Tuesday 03, January 2017 by Georgina Enzer

RAM Ratings assigns preliminary ratings to Quill Retail Malls’ proposed Sukuk Murabaha

RAM Ratings has assigned respective preliminary ratings of AA1/Stable, AA3/Stable, A2/Stable and A3/Stable to Quill Retail Malls Sdn Bhd’s (QRMSB) proposed RM 200 million Class A, RM 70 million Class B, RM 50 million Class C and RM 30 million Class D Sukuk Murabahah.

The proposed issues are part of QRMSB’s plan to refinance its outstanding CP/MTN programme of up to RM 850 million (established in 2013) primarily to fund the development of Quill City Mall (the Mall or the Property) – the asset to be securitised.

The ratings are supported by the available collateral as well as the transaction’s structural features that ensure timely repayment of the Sukuk Murabahah by the legal maturity. Based on RAM’s assessed adjusted valuation of RM 595 million for the Property, the respective loan-to-value (LTV) ratios of 33.6 per cent, 45.4 per cent, 53.8 per cent and 58.8 per cent provide adequate credit support for the preliminary ratings assigned to the Class A, Class B, Class C and Class D Sukuk Murabahah. RAM Ratings highlights that its assessment of the Property’s adjusted valuation considers the characteristics of the underlying asset, its short operating history of about two years and the asset outlook for Quill City Mall. As the disposal of the Property is the ultimate recourse for the Sukuk holders, the transaction incorporates predefined trigger events to initiate the sale.
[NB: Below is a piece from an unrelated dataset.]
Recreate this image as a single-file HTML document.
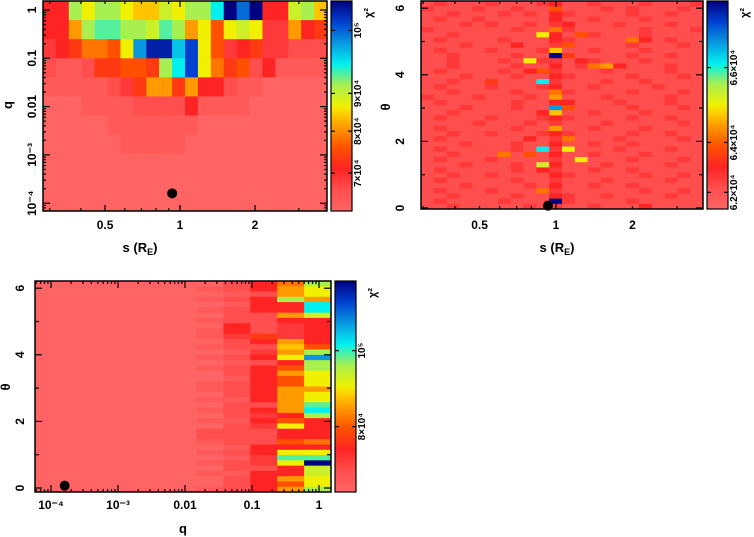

As the Mall is only in its second year of operations and has yet to demonstrate a sustainable cashflow performance, the transaction’s periodic obligations are envisaged to be met through the Property’s cashflow and an irrevocable standby liquidity facility (LF) or bank guarantee (BG) facility of up to RM[50] million (if required). The LF/BG can be reduced by RM[5] million per annum (subject to meeting the relevant conditions) and will rank after the Sukuk Murabahah in terms of security, with no recourse to QRMSB. Based on our assessment, QRMSB may require support from the LF/BG to meet its ongoing profit obligations if its weak operating cashflow arising from slow rental collections persist. RAM Ratings believes that the RM 50 million limit should be sufficient to bridge the expected shortfall in the Mall’s cashflow vis-à-vis timely payments on the Sukuk Murabahah’s profit obligations up to the legal maturity. Furthermore, the transaction’s cash-trapping mechanism that is based on asset performance adds further liquidity support, particularly in the initial years given the unseasoned property profile amid a challenging retail environment.
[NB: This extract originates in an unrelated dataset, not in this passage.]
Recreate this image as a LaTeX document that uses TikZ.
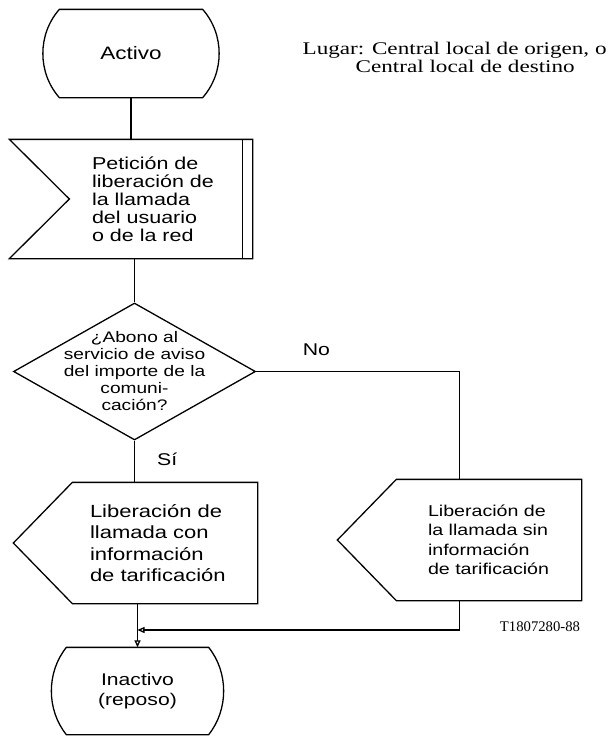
\documentclass[tikz,border=0pt]{standalone}
\usepackage{fontspec}
\newfontfamily\flowfont[FakeStretch=1.25]{Liberation Sans}  % texte des blocs
\newfontfamily\notefont[FakeStretch=1.3]{Liberation Serif}  % note en haut a droite
\newfontfamily\codefont{Liberation Serif}                   % reference de la figure
\usetikzlibrary{shapes.geometric,     % losange
           arrows.meta,               % pointes de fleches
           positioning,
           calc}                      % Calculs de coordonnées entre $ $
\tikzset{
  zone/.style 2 args={rectangle,inner sep=0pt,minimum width=#1,minimum height=#2},
  txt/.style 2 args={inner sep=0pt,align=left,font=\flowfont\fontsize{#1}{#2}\selectfont},
  fl/.style={-{Triangle[open,length=7pt,width=6pt]}},
  note/.style={inner sep=0pt,anchor=base west,font=\notefont\fontsize{17.8}{20}\selectfont}
}

\begin{document}
\begin{tikzpicture}[x=1pt,y=-1pt,line width=1.3pt]
\useasboundingbox (0,0) rectangle (611,736);
\node[zone={142}{87},txt={18}{20}] (act) at (131,53.5) {Activo};
\draw (act.north west) -- (act.north east) .. controls +(22,25) and +(22,-25) .. (act.south east) -- (act.south west) .. controls +(-22,-25) and +(-22,25) .. (act.north west) -- cycle;
\node[note] (lug1) at (302,54) {Lugar: Central local de origen, o};
\node[note] (lug2) at (355,72.7) {Central local de destino};
\node[zone={242}{118}] (pet) at (131,199) {};
\draw (pet.north west) -- (pet.north east) -- (pet.south east) -- (pet.south west) -- ($(pet.west)+(60,0)$) -- cycle;
\draw ([xshift=-10pt]pet.north east) -- ([xshift=-10pt]pet.south east);
\node[txt={17.2}{18},right=82pt of pet.west] (pett) {Petición de\\liberación de\\la llamada\\del usuario\\o de la red};
\node[diamond,draw,minimum width=242,minimum height=137,inner sep=0pt] (dec) at (134.5,371.5) {};
\node[txt={15.3}{17},align=center] (dect) at (dec.center) {¿Abono al\\servicio de aviso\\del importe de la\\comuni-\\cación?};
\node[zone={243}{120}] (lcon) at (135.5,543) {};
\draw (lcon.north east) -- (lcon.south east) -- ($(lcon.south west)+(59,0)$) -- (lcon.west) -- ($(lcon.north west)+(59,0)$) -- cycle;
\node[txt={17.6}{21.5},right=76pt of lcon.west] (lcont) {Liberación de\\llamada con\\información\\de tarificación};
\node[zone={243}{120}] (lsin) at (459.5,540) {};
\draw (lsin.north east) -- (lsin.south east) -- ($(lsin.south west)+(59,0)$) -- (lsin.west) -- ($(lsin.north west)+(59,0)$) -- cycle;
\node[txt={15.7}{19.5},right=90pt of lsin.west] (lsint) {Liberación de\\la llamada sin\\información\\de tarificación};
\node[zone={141}{86},txt={16.9}{20},align=center] (inact) at (137.5,691) {Inactivo\\(reposo)};
\draw (inact.north west) -- (inact.north east) .. controls +(20,25) and +(20,-25) .. (inact.south east) -- (inact.south west) .. controls +(-20,-25) and +(-20,25) .. (inact.north west) -- cycle;
\draw (act.south) -- (pet.north);
\draw (pet.south -| dec.north) -- (dec.north);
\draw (dec.south) -- (dec.south |- lcon.north);
\draw (dec.east) -| (lsin.north);
\coordinate (mrg) at (137.5,630);
\draw[fl] (lsin.south) |- (mrg);
\draw[fl] (lcon.south -| inact.north) -- (inact.north);
\node[txt={17}{18},above right=15pt and 46pt of dec.east] (no) {No};
\node[txt={17}{18},below right=12pt and 22pt of dec.south] (si) {Sí};
\node[font=\codefont\fontsize{14.7}{16}\selectfont,inner sep=0pt] (code) at (540,627) {T1807280-88};
\end{tikzpicture}
\end{document}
Based on its performance in 9M 2016, the Mall achieved an annualised net property income of RM 20 million, although its cashflow is expected to be 21 per cent lower given the present average rental collection rate of 79 per cent. That said, we understand that QRMSB recently tightened its credit practices, which should further improve its rental collections. Meanwhile, the Mall is also exposed to tenant-concentration risk as AEON Co (M) Berhad (its major anchor tenant) occupies 32 per cent of its net lettable area (NLA). Furthermore, the Property’s lease-maturity profile is lumpy as a substantial 80 per cent of its NLA will be due for renewal in 2017. While some comfort can be derived from this anchor tenant’s long-term lease (i.e. 10 terms of three years each), we remain mindful of the Mall’s yet-to-be-proven ability to establish a niche with the right tenant mix during the gestation period, given the softer retail market.
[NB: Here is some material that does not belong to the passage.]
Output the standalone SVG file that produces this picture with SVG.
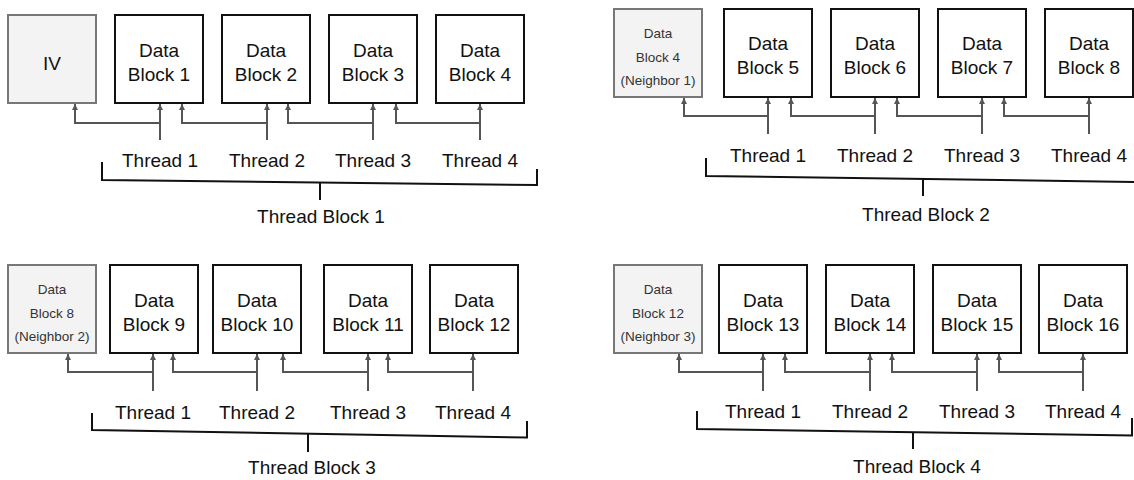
<svg xmlns="http://www.w3.org/2000/svg" width="1134" height="480" viewBox="0 0 1134 480">
  <style>
    text { font-family: "Liberation Sans", Arial, sans-serif; fill: #111; text-anchor: middle; }
    .lbl { font-size: 19px; }
    .small { font-size: 13.5px; fill: #333; }
    .blk { fill: #fff; stroke: #111; stroke-width: 2; }
    .nbr { fill: #f3f3f3; stroke: #777; stroke-width: 2; }
    .wire { fill: none; stroke: #555; stroke-width: 2; marker-end: url(#up); }
    .brace { fill: none; stroke: #111; stroke-width: 2; }
  </style>
  <defs>
    <marker id="up" viewBox="0 0 10 10" refX="10" refY="5" markerWidth="7" markerHeight="6" markerUnits="userSpaceOnUse" orient="auto">
      <path d="M0,0 L10,5 L0,10 z" fill="#555"/>
    </marker>
  </defs>

  <!-- ===== Thread Block 1 ===== -->
  <g id="iv"><rect class="nbr" x="8" y="15" width="88" height="88"/><text class="lbl" x="52" y="70">IV</text></g>
  <g id="db1"><rect class="blk" x="115" y="15" width="88" height="88"/><text class="lbl" x="159" y="57">Data</text><text class="lbl" x="159" y="81">Block 1</text></g>
  <g id="db2"><rect class="blk" x="222" y="15" width="88" height="88"/><text class="lbl" x="266" y="57">Data</text><text class="lbl" x="266" y="81">Block 2</text></g>
  <g id="db3"><rect class="blk" x="329" y="15" width="88" height="88"/><text class="lbl" x="373" y="57">Data</text><text class="lbl" x="373" y="81">Block 3</text></g>
  <g id="db4"><rect class="blk" x="436" y="15" width="88" height="88"/><text class="lbl" x="480" y="57">Data</text><text class="lbl" x="480" y="81">Block 4</text></g>
  <g id="tb1-threads">
    <text class="lbl" x="160" y="167">Thread 1</text>
    <text class="lbl" x="267" y="167">Thread 2</text>
    <text class="lbl" x="373" y="167">Thread 3</text>
    <text class="lbl" x="480" y="167">Thread 4</text>
    <text class="lbl" x="321" y="223">Thread Block 1</text>
  </g>

  <!-- ===== Thread Block 2 ===== -->
  <g id="nb1"><rect class="nbr" x="614" y="9" width="88" height="88"/><text class="small" x="658" y="38">Data</text><text class="small" x="658" y="62">Block 4</text><text class="small" x="658" y="85">(Neighbor 1)</text></g>
  <g id="db5"><rect class="blk" x="724" y="9" width="88" height="88"/><text class="lbl" x="768" y="50">Data</text><text class="lbl" x="768" y="74">Block 5</text></g>
  <g id="db6"><rect class="blk" x="831" y="9" width="88" height="88"/><text class="lbl" x="875" y="50">Data</text><text class="lbl" x="875" y="74">Block 6</text></g>
  <g id="db7"><rect class="blk" x="938" y="9" width="88" height="88"/><text class="lbl" x="982" y="50">Data</text><text class="lbl" x="982" y="74">Block 7</text></g>
  <g id="db8"><rect class="blk" x="1045" y="9" width="88" height="88"/><text class="lbl" x="1089" y="50">Data</text><text class="lbl" x="1089" y="74">Block 8</text></g>
  <g id="tb2-threads">
    <text class="lbl" x="768" y="162">Thread 1</text>
    <text class="lbl" x="875" y="162">Thread 2</text>
    <text class="lbl" x="982" y="162">Thread 3</text>
    <text class="lbl" x="1089" y="162">Thread 4</text>
    <text class="lbl" x="926" y="221">Thread Block 2</text>
  </g>

  <!-- ===== Thread Block 3 ===== -->
  <g id="nb2"><rect class="nbr" x="8" y="265" width="88" height="88"/><text class="small" x="52" y="294">Data</text><text class="small" x="52" y="318">Block 8</text><text class="small" x="52" y="341">(Neighbor 2)</text></g>
  <g id="db9"><rect class="blk" x="110" y="265" width="88" height="88"/><text class="lbl" x="154" y="307">Data</text><text class="lbl" x="154" y="331">Block 9</text></g>
  <g id="db10"><rect class="blk" x="213" y="265" width="88" height="88"/><text class="lbl" x="257" y="307">Data</text><text class="lbl" x="257" y="331">Block 10</text></g>
  <g id="db11"><rect class="blk" x="324" y="265" width="88" height="88"/><text class="lbl" x="368" y="307">Data</text><text class="lbl" x="368" y="331">Block 11</text></g>
  <g id="db12"><rect class="blk" x="430" y="265" width="88" height="88"/><text class="lbl" x="474" y="307">Data</text><text class="lbl" x="474" y="331">Block 12</text></g>
  <g id="tb3-threads">
    <text class="lbl" x="153" y="419">Thread 1</text>
    <text class="lbl" x="257" y="419">Thread 2</text>
    <text class="lbl" x="368" y="419">Thread 3</text>
    <text class="lbl" x="473" y="419">Thread 4</text>
    <text class="lbl" x="312" y="474">Thread Block 3</text>
  </g>

  <!-- ===== Thread Block 4 ===== -->
  <g id="nb3"><rect class="nbr" x="614" y="265" width="88" height="88"/><text class="small" x="658" y="294">Data</text><text class="small" x="658" y="318">Block 12</text><text class="small" x="658" y="341">(Neighbor 3)</text></g>
  <g id="db13"><rect class="blk" x="719" y="265" width="88" height="88"/><text class="lbl" x="763" y="307">Data</text><text class="lbl" x="763" y="331">Block 13</text></g>
  <g id="db14"><rect class="blk" x="826" y="265" width="88" height="88"/><text class="lbl" x="870" y="307">Data</text><text class="lbl" x="870" y="331">Block 14</text></g>
  <g id="db15"><rect class="blk" x="933" y="265" width="88" height="88"/><text class="lbl" x="977" y="307">Data</text><text class="lbl" x="977" y="331">Block 15</text></g>
  <g id="db16"><rect class="blk" x="1039" y="265" width="88" height="88"/><text class="lbl" x="1083" y="307">Data</text><text class="lbl" x="1083" y="331">Block 16</text></g>
  <g id="tb4-threads">
    <text class="lbl" x="763" y="418">Thread 1</text>
    <text class="lbl" x="870" y="418">Thread 2</text>
    <text class="lbl" x="977" y="418">Thread 3</text>
    <text class="lbl" x="1083" y="418">Thread 4</text>
    <text class="lbl" x="917" y="473">Thread Block 4</text>
  </g>

  <!-- connectors: each thread reads its own block and the previous one -->
  <g id="connectors">
    <path class="wire" d="M160,140 V104"/><path class="wire" d="M160,123 H75 V104"/>
    <path class="wire" d="M267,140 V104"/><path class="wire" d="M267,123 H182 V104"/>
    <path class="wire" d="M373,140 V104"/><path class="wire" d="M373,123 H288 V104"/>
    <path class="wire" d="M480,140 V104"/><path class="wire" d="M480,123 H396 V104"/>

    <path class="wire" d="M768,134 V98"/><path class="wire" d="M768,116 H684 V98"/>
    <path class="wire" d="M875,134 V98"/><path class="wire" d="M875,116 H791 V98"/>
    <path class="wire" d="M982,134 V98"/><path class="wire" d="M982,116 H897 V98"/>
    <path class="wire" d="M1089,134 V98"/><path class="wire" d="M1089,116 H1004 V98"/>

    <path class="wire" d="M153,391 V354"/><path class="wire" d="M153,372 H68 V354"/>
    <path class="wire" d="M257,391 V354"/><path class="wire" d="M257,372 H173 V354"/>
    <path class="wire" d="M368,391 V354"/><path class="wire" d="M368,372 H283 V354"/>
    <path class="wire" d="M473,391 V354"/><path class="wire" d="M473,372 H388 V354"/>

    <path class="wire" d="M763,391 V354"/><path class="wire" d="M763,372 H679 V354"/>
    <path class="wire" d="M870,391 V354"/><path class="wire" d="M870,372 H785 V354"/>
    <path class="wire" d="M977,391 V354"/><path class="wire" d="M977,372 H892 V354"/>
    <path class="wire" d="M1083,391 V354"/><path class="wire" d="M1083,372 H999 V354"/>

    <!-- thread-block braces -->
    <path class="brace" d="M102,162 V180 L537,185 V169"/><path class="brace" d="M320,182.5 V200"/>
    <path class="brace" d="M706,158 V176 L1141,182"/><path class="brace" d="M923,179 V196"/>
    <path class="brace" d="M92,413 V430 L527,437.5 V421"/><path class="brace" d="M308,434 V452"/>
    <path class="brace" d="M697,411 V429 L1132,435.5 V418"/><path class="brace" d="M913,432.5 V449"/>
  </g>
</svg>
QRMSB is a member of the Quill group of companies (Quill Group) that was established in 1988 by Dato’ Jennifer Low and Dato’ Michael Ong. Quill Group is a multi-disciplinary property group, although it recently diversified into luxury vehicles and health services. RAM highlights that Quill City Mall is the first retail mall managed by the Group; it remains to be seen if the Group can transfer its expertise in managing custom-built buildings to the retail arena. That said, some comfort can be derived from the supporting middle-management line-up, who have about 16 years’ experience in the shopping industry.